В марте 2018 года в Кирове группа активистов запустила проект «Права человека, доступные детям». Они в нестандартной форме рассказывают школьникам, какие права у них есть и как подростки могут их защищать. Руководитель проекта Роман Гараев в интервью «7x7» рассказал, как появилась идея нескучно рассказывать школьникам о сложных вещах, как на это реагируют учителя и как сказывается на учебном процессе конфликт поколений.

 

«Мы погружаем детей в среду прав человека»

— Роман, как появилась идея проекта?

— Идея созрела давно, когда я еще был членом совета при Уполномоченном по правам ребенка в Кировской области. Мы начали активно заниматься правовым просвещением, ездили по разным школам города и области и занимались этой тематикой. А в прошлом году я съездил в Воронеж на конференцию по правозащитному образованию и гражданскому просвещению и взял с собой коллегу из Кирова — школьного учителя. И нам показалось интересным, что мы можем взять в копилку опыт разных регионов, разных инициатив, разных грантовых проектов и опыт других стран, все это соединить вместе, смиксовать и показать ребятам.

— То есть это задуманный именно в Кирове проект?

— Да. Мы работаем с Кировом и со Слободским районом. Есть деревня Стулово, там замечательная школа и замечательный преподаватель Попов Николай Юрьевич, ребята которого, несмотря на то что это сельская школа, завоевывают призовые места на олимпиадах регионального и межрегионального уровня. У ребят неплохая базовая подготовка, лучше даже, чем у некоторых школьников из Кирова. Мы проводим в этой школе базовые занятия, туда могут приезжать ребята со всего Слободского района.

— Кто эти люди, которые участвуют в проекте?

— У нас есть небольшая команда проекта, это тренеры в области неформального образования. Мы все познакомились по-разному: на конференциях, на различных мероприятиях. Например, у меня коллега — она магистр Высшей школы экономики, училась в Москве, сейчас работает в Кирове, преподает в школе, очень компетентный преподаватель, работает с активными и интерактивными методиками. Количественный состав меняется, но обычно это три-пять человек, которые постоянно этим занимаются.

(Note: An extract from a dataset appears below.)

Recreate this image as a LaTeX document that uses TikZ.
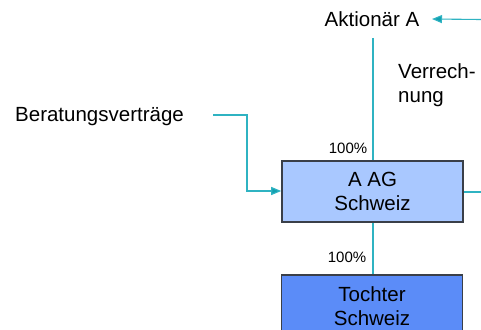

— Вы сказали про неформальное образование. Что это такое?

— Это то, что у нас в стране принято называть дополнительным образованием. Называть его так не очень правильно, потому что формируются такие компетенции и навыки, как критическое мышление. Странно считать критическое мышление чем-то дополнительным. Мне кажется, что это что-то основополагающее, это ядро образовательной системы. Это подход Совета Европы и отчасти Европейского союза, то есть это неформальное образование — это школьные учителя, которые преподают право и обществознание в школах города.

— Когда проект начался?

— Проект начался в марте, рассчитан примерно на три-четыре месяца. Сейчас мы ездим по школам, представляем проект, но на лето мы его, скорее всего, будем закрывать. Хотя, возможно, мы проведем на нескольких площадках какие-то открытые мастер-классы, открытые уроки для того, чтобы ребята из разных школ, колледжей, молодежь могли бы прийти и посмотреть, что это такое.

— Как это происходит?

— Это делается по-разному. Обычно мы приезжаем в школу и сначала проводим вводное занятие, на котором мы приходим к осознанию того, что такое права человека. Мы рассказываем, откуда это взялось, какое содержание есть у этого явления и какие существуют подходы, зачем права нужны, а на какой стадии современного развития они находятся.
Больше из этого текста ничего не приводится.